A recent initiative has been the establishment of a citizen panel. This panel was used to inform the development of the 2016-17 work programme theme of information. The focus of work with the group was to identify gaps in information currently provided to the public and accessibility issues in the public sector. The Office intends to use the panel to inform work programme development and other projects in the future. The Office has also contacted other citizen groups, primarily through the use of surveys, to gain information for specific reports.

SAI 26 Conclusion

The Office has effective policies and practices in place for working with the media. Staff are appropriately equipped to be media spokespeople for the Office. Good mechanisms are in place to provide information to the media about the work of the Office and also to inform staff of media coverage. The Office endeavours to make information readily available to the public and uses multiple media platforms to achieve this. This is a challenging area but there are developing initiatives, such as increased use of the citizen panel, to enable the views of the community to be more easily heard by the Office.

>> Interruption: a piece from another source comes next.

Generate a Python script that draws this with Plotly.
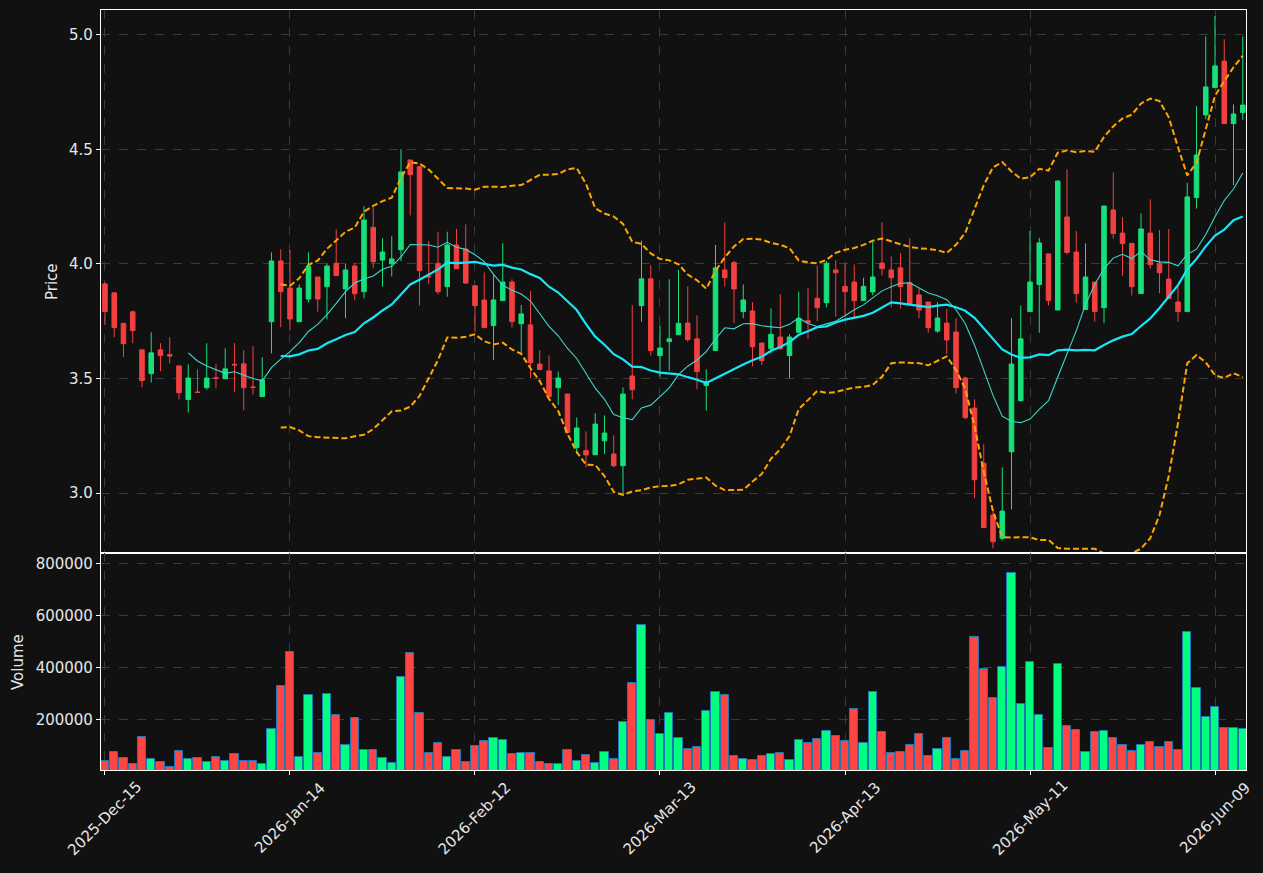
import pandas as pd
import plotly.graph_objects as go

# ---- data ----
opens = [3.913, 3.874, 3.741, 3.791, 3.625, 3.521, 3.625, 3.604, 3.555, 3.408,
         3.441, 3.460, 3.503, 3.499, 3.562, 3.564, 3.463, 3.421, 3.748, 4.013,
         3.895, 3.748, 3.847, 3.943, 3.901, 4.003, 3.891, 3.991, 3.879, 4.160,
         4.017, 4.001, 4.062, 4.454, 4.425, 3.947, 4.003, 3.901, 4.083, 4.065,
         3.905, 3.843, 3.731, 3.840, 3.921, 3.739, 3.734, 3.563, 3.533, 3.460,
         3.432, 3.199, 3.185, 3.167, 3.228, 3.170, 3.119, 3.511, 3.818, 3.935,
         3.600, 3.661, 3.691, 3.742, 3.673, 3.469, 3.622, 3.974, 4.006, 3.792,
         3.795, 3.655, 3.630, 3.681, 3.600, 3.702, 3.752, 3.850, 3.831, 3.974,
         3.902, 3.921, 3.840, 3.878, 4.004, 3.974, 3.983, 3.918, 3.865, 3.834,
         3.707, 3.742, 3.703, 3.502, 3.371, 3.130, 2.904, 2.802, 3.180, 3.403,
         3.792, 3.910, 4.044, 3.799, 4.205, 4.052, 3.801, 3.921, 3.809, 4.236,
         4.135, 4.090, 3.871, 4.135, 4.003, 3.934, 3.834, 3.792, 4.290, 4.651,
         4.770, 4.886, 4.613, 4.661]
highs = [3.919, 3.875, 3.741, 3.796, 3.625, 3.702, 3.654, 3.680, 3.555, 3.562,
         3.540, 3.654, 3.562, 3.632, 3.654, 3.623, 3.641, 3.593, 4.051, 4.064,
         4.061, 3.911, 4.051, 3.943, 4.003, 4.151, 4.003, 4.003, 4.252, 4.247,
         4.112, 4.121, 4.501, 4.454, 4.430, 4.100, 4.141, 4.141, 4.153, 4.173,
         3.905, 3.963, 3.952, 4.090, 3.933, 3.821, 3.882, 3.623, 3.601, 3.530,
         3.432, 3.330, 3.269, 3.349, 3.339, 3.252, 3.461, 3.820, 4.102, 3.994,
         3.731, 3.933, 3.974, 3.902, 3.776, 3.540, 4.083, 4.182, 4.013, 3.911,
         3.833, 3.655, 3.806, 3.868, 3.693, 3.879, 3.894, 3.991, 4.013, 4.017,
         4.003, 3.998, 3.940, 4.105, 4.182, 4.033, 4.047, 4.112, 3.897, 3.834,
         3.833, 3.804, 3.763, 3.508, 3.409, 3.213, 2.926, 3.112, 3.763, 3.819,
         4.144, 4.114, 4.044, 4.365, 4.413, 4.144, 4.090, 3.921, 4.253, 4.400,
         4.204, 4.090, 4.221, 4.282, 4.148, 4.153, 3.904, 4.354, 4.689, 4.994,
         5.083, 4.981, 4.697, 4.994]
lows = [3.734, 3.680, 3.593, 3.654, 3.462, 3.483, 3.532, 3.566, 3.409, 3.352,
        3.438, 3.451, 3.457, 3.499, 3.440, 3.361, 3.430, 3.421, 3.610, 3.724,
        3.709, 3.748, 3.832, 3.792, 3.758, 3.949, 3.763, 3.841, 3.850, 3.981,
        3.901, 3.945, 4.013, 4.212, 3.819, 3.911, 3.867, 3.857, 3.979, 3.913,
        3.704, 3.722, 3.581, 3.840, 3.723, 3.603, 3.501, 3.539, 3.421, 3.384,
        3.258, 3.170, 3.112, 3.167, 3.170, 3.112, 2.991, 3.409, 3.748, 3.600,
        3.508, 3.534, 3.691, 3.661, 3.453, 3.360, 3.622, 3.902, 3.741, 3.763,
        3.553, 3.559, 3.610, 3.625, 3.501, 3.702, 3.672, 3.750, 3.811, 3.770,
        3.777, 3.763, 3.840, 3.863, 3.950, 3.811, 3.805, 3.825, 3.763, 3.700,
        3.700, 3.607, 3.435, 3.322, 2.977, 2.849, 2.758, 2.792, 2.929, 3.399,
        3.792, 3.700, 3.818, 3.799, 4.042, 3.831, 3.801, 3.748, 3.741, 4.111,
        3.949, 3.862, 3.871, 3.980, 3.872, 3.849, 3.748, 3.792, 4.242, 4.632,
        4.770, 4.613, 4.345, 4.629]
closes = [3.792, 3.722, 3.652, 3.709, 3.491, 3.612, 3.600, 3.598, 3.438, 3.502,
          3.439, 3.502, 3.500, 3.542, 3.559, 3.460, 3.461, 3.494, 4.013, 3.879,
          3.760, 3.895, 3.991, 3.847, 3.991, 3.949, 3.974, 3.870, 4.192, 4.010,
          4.052, 4.022, 4.402, 4.390, 3.971, 3.944, 3.879, 4.083, 3.979, 3.917,
          3.818, 3.722, 3.843, 3.921, 3.748, 3.782, 3.569, 3.539, 3.421, 3.502,
          3.264, 3.284, 3.166, 3.301, 3.262, 3.119, 3.432, 3.451, 3.935, 3.622,
          3.633, 3.673, 3.741, 3.670, 3.530, 3.486, 3.983, 3.940, 3.891, 3.843,
          3.639, 3.578, 3.693, 3.630, 3.681, 3.763, 3.745, 3.809, 4.003, 3.962,
          3.879, 3.840, 3.902, 3.943, 3.980, 3.940, 3.901, 3.825, 3.799, 3.722,
          3.764, 3.668, 3.460, 3.329, 3.058, 2.849, 2.787, 2.921, 3.563, 3.673,
          3.921, 4.092, 3.840, 4.362, 4.050, 3.871, 3.943, 3.792, 4.253, 4.133,
          4.089, 3.901, 4.153, 3.997, 3.962, 3.849, 3.792, 4.293, 4.476, 4.773,
          4.865, 4.613, 4.655, 4.694]
volumes = [38350, 72960, 49900, 26800, 130650, 46050, 34500, 15300, 76800, 46050,
           49900, 34500, 53740, 38350, 65300, 38350, 38350, 26800, 161400, 326800,
           457700, 53740, 292300, 69100, 296150, 215270, 99900, 203700, 80660, 80660,
           49900, 30660, 361400, 453800, 222960, 69100, 107580, 53740, 80660, 34500,
           96040, 115270, 126800, 119120, 65300, 69100, 69100, 34500, 26800, 26800,
           80660, 38350, 61430, 30660, 72960, 46050, 188350, 338340, 561400, 196040,
           142200, 222960, 126800, 84500, 92200, 230650, 303700, 292200, 57580, 46050,
           42200, 57580, 65300, 69100, 42200, 119120, 107580, 122960, 153730, 134500,
           115270, 238350, 107580, 303700, 149890, 69100, 72960, 99900, 142200, 57580,
           84500, 126800, 46050, 76800, 515250, 392180, 280650, 399880, 761400, 257570,
           419100, 215270, 88350, 411420, 172960, 157580, 72960, 149890, 153730, 126800,
           99900, 76800, 99900, 111430, 92200, 111430, 80660, 534480, 319110, 207580,
           246040, 165270, 165270, 161400]
tick_positions = [0, 20, 40, 60, 80, 100, 120]
tick_labels = ["2025-Dec-15", "2026-Jan-14", "2026-Feb-12", "2026-Mar-13",
               "2026-Apr-13", "2026-May-11", "2026-Jun-09"]

# ---- derived indicators ----
idx = list(range(len(closes)))
cs = pd.Series(closes)
ma10 = cs.rolling(10).mean()
ma20 = cs.rolling(20).mean()
sd20 = cs.rolling(20).std()
bb_up = ma20 + 2 * sd20
bb_lo = ma20 - 2 * sd20

BG = "#111111"
C_UP = "#16e07a"
C_DN = "#f24040"
V_UP = "#00ff80"
V_DN = "#ff4444"
FONT = "DejaVu Sans"
TXT = "#e6e6e6"

fig = go.Figure()

fig.add_trace(go.Candlestick(
    x=idx, open=opens, high=highs, low=lows, close=closes,
    increasing=dict(line=dict(color=C_UP, width=1), fillcolor=C_UP),
    decreasing=dict(line=dict(color=C_DN, width=1), fillcolor=C_DN),
    whiskerwidth=0, showlegend=False, xaxis="x", yaxis="y"))

fig.add_trace(go.Scatter(x=idx, y=bb_up, mode="lines",
                         line=dict(color="#ffa500", width=2, dash="6px,3px"),
                         showlegend=False, xaxis="x", yaxis="y"))
fig.add_trace(go.Scatter(x=idx, y=bb_lo, mode="lines",
                         line=dict(color="#ffa500", width=2, dash="6px,3px"),
                         showlegend=False, xaxis="x", yaxis="y"))
fig.add_trace(go.Scatter(x=idx, y=ma10, mode="lines",
                         line=dict(color="#40d8cc", width=1.1),
                         showlegend=False, xaxis="x", yaxis="y"))
fig.add_trace(go.Scatter(x=idx, y=ma20, mode="lines",
                         line=dict(color="#18e6f8", width=2.2),
                         showlegend=False, xaxis="x", yaxis="y"))

vcolors = [V_UP if c >= o else V_DN for o, c in zip(opens, closes)]
fig.add_trace(go.Bar(x=idx, y=volumes, marker=dict(color=vcolors,
                     line=dict(color="#1f77b4", width=1)),
                     width=0.88, showlegend=False, xaxis="x2", yaxis="y2"))

split = (770 - 553) / 760.0
xr = [-0.43, 123.35]
grid = dict(showgrid=True, gridcolor="#3a3a3a", griddash="dash", gridwidth=1)
axline = dict(showline=True, linecolor="white", linewidth=1.2, mirror=True)

annotations = [
    dict(text="Price", xref="paper", yref="paper", x=(52 - 101) / 1145.0,
         y=(770 - 282) / 760.0, xanchor="center", yanchor="middle",
         textangle=-90, showarrow=False, font=dict(size=15, color=TXT)),
    dict(text="Volume", xref="paper", yref="paper", x=(18 - 101) / 1145.0,
         y=(770 - 662) / 760.0, xanchor="center", yanchor="middle",
         textangle=-90, showarrow=False, font=dict(size=15, color=TXT)),
]
for pos, lab in zip(tick_positions, tick_labels):
    annotations.append(dict(text=lab, xref="x2", yref="paper", x=pos,
                            y=(770 - 818) / 760.0, xanchor="center", yanchor="middle",
                            textangle=-45, showarrow=False,
                            font=dict(size=15, color=TXT)))

fig.update_layout(
    width=1263, height=873,
    paper_bgcolor=BG, plot_bgcolor=BG,
    margin=dict(l=101, r=17, t=10, b=103),
    font=dict(family=FONT, size=15, color=TXT),
    boxgap=0.3,
    bargap=0,
    xaxis=dict(domain=[0, 1], range=xr, anchor="y", rangeslider=dict(visible=False),
               tickvals=tick_positions, ticktext=tick_labels, showticklabels=False,
               ticks="", zeroline=False, **grid, **axline),
    yaxis=dict(domain=[split, 1], range=[2.738, 5.109], anchor="x",
               tickvals=[3.0, 3.5, 4.0, 4.5, 5.0], ticktext=["3.0", "3.5", "4.0", "4.5", "5.0"],
               ticks="outside", ticklen=4, tickcolor="white", zeroline=False,
               **grid, **axline),
    xaxis2=dict(domain=[0, 1], range=xr, anchor="y2", matches="x",
                tickvals=tick_positions, ticktext=tick_labels, showticklabels=False,
                ticks="outside", ticklen=4, tickcolor="white", zeroline=False,
                **grid, **axline),
    yaxis2=dict(domain=[0, split], range=[5000, 839600], anchor="x2",
                tickvals=[200000, 400000, 600000, 800000],
                ticktext=["200000", "400000", "600000", "800000"],
                ticks="outside", ticklen=4, tickcolor="white", zeroline=False,
                **grid, **axline),
    annotations=annotations,
)

fig.write_html("out.html")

33: The Lima Declaration is reflected in ISSAI 1.

34: The Mexico Declaration is reflected in ISSAI 10.

35: The Framework assigns a score to each dimension based on the results of assessing each of the criteria. The score range is 0 to 4 with 4 being the highest possible score. The overall indicator score is a function of the scores for each dimension within the indicator.

36: The Public Audit Act 2001 does not explicitly use the term compliance audit that is used in the ISSAIs, however this type of audit is provided for by section 17 of the Act.

37: Except in the case of established precedents.

38: Although decisions about the timing of the audit within the statutory time frames and staff resources applied are needed.